In other words, get flexible with your employee roles and responsibilities. Cross-training offers employees the opportunity for growth by widening their professional skillset. As staffers, you are best equipped at finding talent that has the skill-set that can thrive in that environment.

Internally, a staffing company can benefit by crossing training non-revenue producing talent into the now vital recruiting and customer relationship role. There are funding companies, like my employer, that can fund increases in headcount. We also allow staffers to outsource non-revenue generating functions like payroll, billing, taxes collections and technology so the internal staff CAN focus sales, recruitment and customer retention.

· Calculate and anticipate customer demand

Knowing exactly how much talent you need at any given point in time is fundamental to reducing unnecessary overtime, prevent overstaffing, and keeping employees engaged—all factors that can help keep payroll costs down. If you want to protect your bottom line while increasing wages, staffers can assist there customers with labor forecasting.

· Offer shorter shifts at a premium

This strategy is all about aligning employee worktime with required workload.
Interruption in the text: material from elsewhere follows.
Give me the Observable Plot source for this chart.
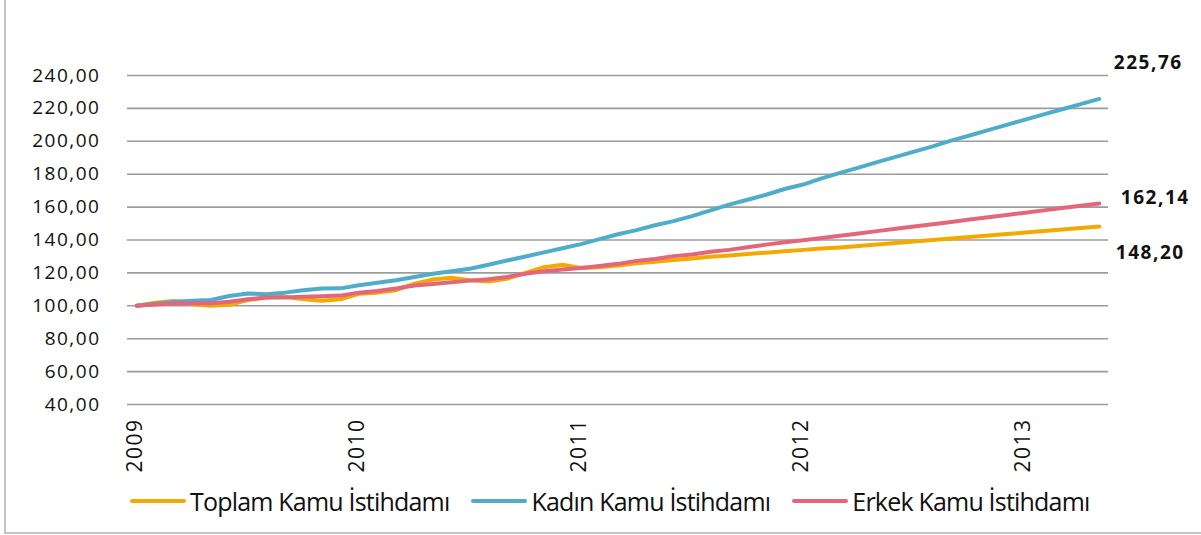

For example, Vandelay Industries needs a team of 20 to work 8 hours Monday – Thursday, but only has enough work for 6 hours on Friday. Using a staffing company makes great sense in this situation. A strategy that can be used is instead of paying each employee a full 8 hours at a bill rate of $21.75 per hour ($174.00/emp.) on Friday, the staffer reduces the billable hours to 6 with a premium pay/bill rate of $3 more or $26.10 ($156.60/emp.).

Day’s Savings: $348

Their bottom line will improve and so will yours

The above example shows how your customer tangibly saves money – but by giving the customer some flexibly (less hours worked in exchange for a hire pay/bill rate), your company makes more money even at the same mark-up.

Example: Let’s say 20% of the bill rate represents the staffing company’s gross profit. When translated to dollar terms, the staffing company makes $.87 per hour more at a bill rate of $26.10.

Increased Day’s Profit: $104.40

Staffers - The Best Solution

An experienced staffer should be viewed as a solutions expert instead of someone that simply “schleps temps”.

By approaching your customers with a tailored solution that will ultimately make them more productive, provide structure and flexibility with staffing levels. It will change the way they view your service. They will no longer view the service you provide as a commodity but a true consultative partner. And that will translate into a stronger and profitable relationship for both parties.